記事(一部抜粋):2013年7月号掲載

経 済

乗り合い型保険ショップに暗雲

【情報源】

 4月号の本欄で「生損保販売代理の大手A社に脱税疑惑」として取り上げたほけんの窓口グループの周辺が慌ただしくなってきた。創業社長の今野則夫氏(4月に社長辞任、現顧問)の不動産取引をめぐる消費税の不正還付疑惑ですでに国税の査察が入っているが、いよいよ東京地検特捜部が消費税法違反容疑で捜査に着手する模様。また、5月初めにソニー生命保険に金融庁の検査が入ったが、直後に親密な関係にあるほけんの窓口グループにも検査が入っている。同社は「乗り合い型保険ショップ」の最大手で、人気俳優を起用したテレビCMや女子プロゴルフの冠スポンサーなど年間25億円ともいわれる巨額の広告宣伝費によって急成長を遂げただけに、事件化すればダメージは計り知れない。
 保険の規制緩和に乗じて複数の保険会社の商品を比較しながら来店客に提案・販売する新興勢力の乗り合い型保険だが、ここにきて雲行きが怪しくなってきた。
 6月7日には金融庁の金融審議会作業部会で保険ショップに対する規制強化策が提示され、業界に激震が走った。背景には、乗り合い型は公正・中立を謳いながら、販売手数料の高い商品に誘導しているのではないかという疑念がある。

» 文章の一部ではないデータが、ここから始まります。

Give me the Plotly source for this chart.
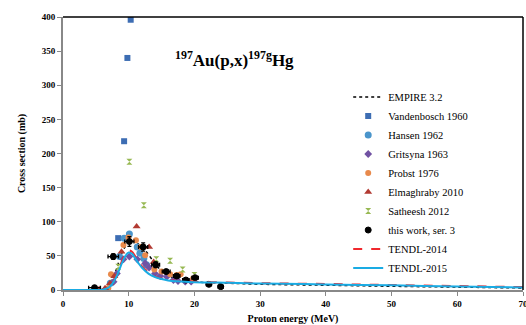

ある業界関係者は「各保険会社から販売のノルマが課せられ、クリアできないと手数料の減額や代理店契約を打ち切られることもある」と裏舞台を打ち明ける。一方で、「販売実績を大きく伸ばすと保険会社から様々な特典や最大4割ものバックリベートがある」(大手保険ショップ)という。そこで金融庁が、これまで監督対象外だった保険ショップの規制強化に乗り出したわけだ。
 規制では致命傷になりかねない販売手数料の開示は見送られそうだが、比較可能な商品や特定商品提示の明確な説明の義務付けとともに、「公正・中立を強調して顧客を誤解させない規制が盛り込まれる」(金融庁関係者)という。いうまでもなく、この業態の最大のセールスポイントは公正・中立な立場で顧客の利益を優先するところにある。パンフレットやCM、ホームページ上で「公正・中立」の表記が使えなくなれば、一気に顧客離れが進む恐れがある。